The NGO Shipbreaking Platform has documented that in the last three years, 20 ships were sold by Evergreen, Korea Line, Precious Shipping and Thoresen Thai Agencies to beaching facilities in Pakistan and Bangladesh. The companies have been excluded from the GPFG because the beaching of their ships cause severe environmental damage and serious human rights violations. [2] The exclusions so far are limited to companies who have sent their end-of-life vessels to be beached in Bangladesh and Pakistan, yet the reports clearly state that “to date, the Council on Ethics has not examined the way ships are broken up in India”. Indeed, as stated in their report: “One particular problem with beaching is that shipbreaking takes place when the vessels are standing in mud and sand. As a result, the pollution leaches into the ground and is washed out with the tides. Even if arrangements were put in place at the beaching sites for the treatment of asbestos and PCBs, for example, the fundamental problem of containing and collecting the pollution would be impossible to resolve”.
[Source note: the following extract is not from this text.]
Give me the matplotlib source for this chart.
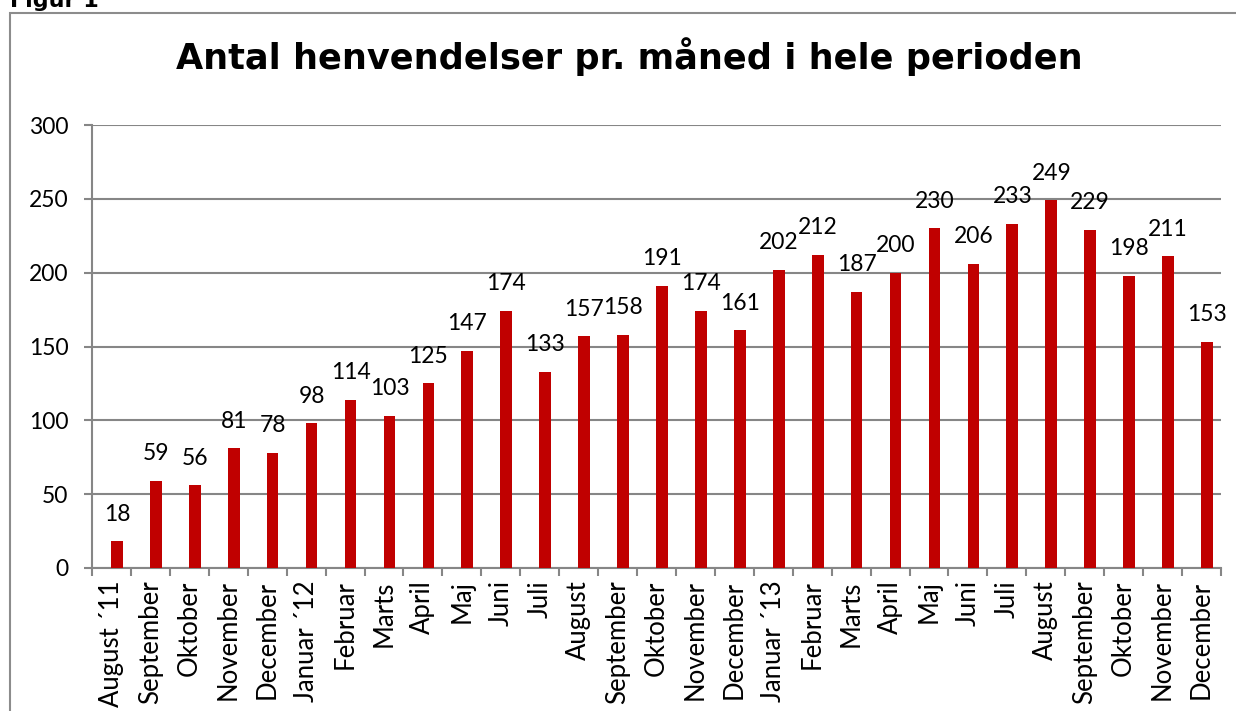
import matplotlib.pyplot as plt
from matplotlib.patches import Rectangle
import numpy as np

# Data
months = ["August \u00b411", "September", "Oktober", "November", "December",
          "Januar \u00b412", "Februar", "Marts", "April", "Maj", "Juni", "Juli",
          "August", "September", "Oktober", "November", "December",
          "Januar \u00b413", "Februar", "Marts", "April", "Maj", "Juni", "Juli",
          "August", "September", "Oktober", "November", "December"]
values = [18, 59, 56, 81, 78, 98, 114, 103, 125, 147, 174, 133, 157, 158,
          191, 174, 161, 202, 212, 187, 200, 230, 206, 233, 249, 229, 198,
          211, 153]

title = "Antal henvendelser pr. m\u00e5ned i hele perioden"
yticks = [0, 50, 100, 150, 200, 250, 300]

plt.rcParams['font.family'] = ['Lato', 'DejaVu Sans']

W, H = 1236, 711
fig = plt.figure(figsize=(W / 100, H / 100), dpi=100)
fig.patch.set_facecolor('white')

# outer frame (runs off the right and bottom edges)
frame = Rectangle((10 / W, -0.05), 1.2, 1 - 13 / H + 0.05,
                  transform=fig.transFigure, fill=False,
                  edgecolor='#8c8c8c', linewidth=1.5, clip_on=False)
fig.patches.append(frame)

fig.text(10 / W, 1 - 7 / H, "Figur 1", fontsize=16, fontweight='bold',
         family='DejaVu Sans', ha='left', va='baseline')

fig.text(629 / W, 1 - 69 / H, title, fontsize=25.3, fontweight='bold',
         family='DejaVu Sans', ha='center', va='baseline')

ax = fig.add_axes([92 / W, (H - 568) / H, 1129 / W, 443 / H])
x = np.arange(len(values))
shift = 0.14  # bars sit a little right of the category centre
ax.bar(x + shift, values, width=0.30, color='#C00000', zorder=3)

for xi, v in zip(x, values):
    ax.annotate(str(v), (xi + shift, v), xytext=(0, 19.5),
                textcoords='offset points', ha='center', va='center',
                fontsize=16.5, zorder=4)

ax.set_xlim(-0.5, len(values) - 0.5)
ax.set_ylim(0, 300)
ax.set_yticks(yticks)
ax.tick_params(axis='y', length=6, width=1.5, color='#868686', pad=11,
               labelsize=16.5)
ax.grid(axis='y', color='#868686', linewidth=1.5, zorder=0)

ax.set_xticks(x)
ax.set_xticklabels(months, rotation=90, va='top', ha='center')
ax.tick_params(axis='x', which='major', length=0, pad=9, labelsize=18.5)
ax.set_xticks(np.arange(-0.5, len(values)), minor=True)
ax.tick_params(axis='x', which='minor', length=6, width=1.5, color='#868686')

for s in ['top', 'right']:
    ax.spines[s].set_visible(False)
for s in ['left', 'bottom']:
    ax.spines[s].set_color('#868686')
    ax.spines[s].set_linewidth(1.5)

fig.savefig('out.png', dpi=100)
This is the first time that shipping companies have been excluded from an investment fund based on their poor shipbreaking practices, and, coming from the largest investment fund in the world, it sends out a strong signal to all financial institutions to follow suit”, says Ingvild Jenssen, Founder and Director of the NGO Shipbreaking Platform. “We also strongly encourage the Council on Ethics to engage with the companies that sell their vessels for scrapping on the beach of Alang, India”.

The Council states that “there can scarcely be any doubt that, viewed in isolation, the environmental and working conditions associated with beaching as it is carried out in Bangladesh and Pakistan exceed the threshold for the exclusion of companies from the GPFG”. And according to the Council on Ethics, selling a vessel to a beaching yard “is a consequence of an active choice on the part of the company that owned the vessel to maximise its profit. In the Council’s opinion, that company must shoulder an independent responsibility for doing so. There are better ways of dismantling ships that are readily available to the shipowner, but these are more expensive”. After looking into the shipping companies’ contributions to the violations of ethical norms, the Council concludes that “there exists a tangible connection between the shipowner’s actions and the violation of ethical norms, which is of such a nature as to constitute a contribution to the latter under the GPFG’s ethical guidelines”.

Bearing in mind that Taiwan used to be the destination for breaking ships before the boom of the industry in South Asia, it is particularly damning for Evergreen – a Taiwanese company – not to remember the legacy that the industry left in its country following the explosion in the port of Kaohsiung in 1988.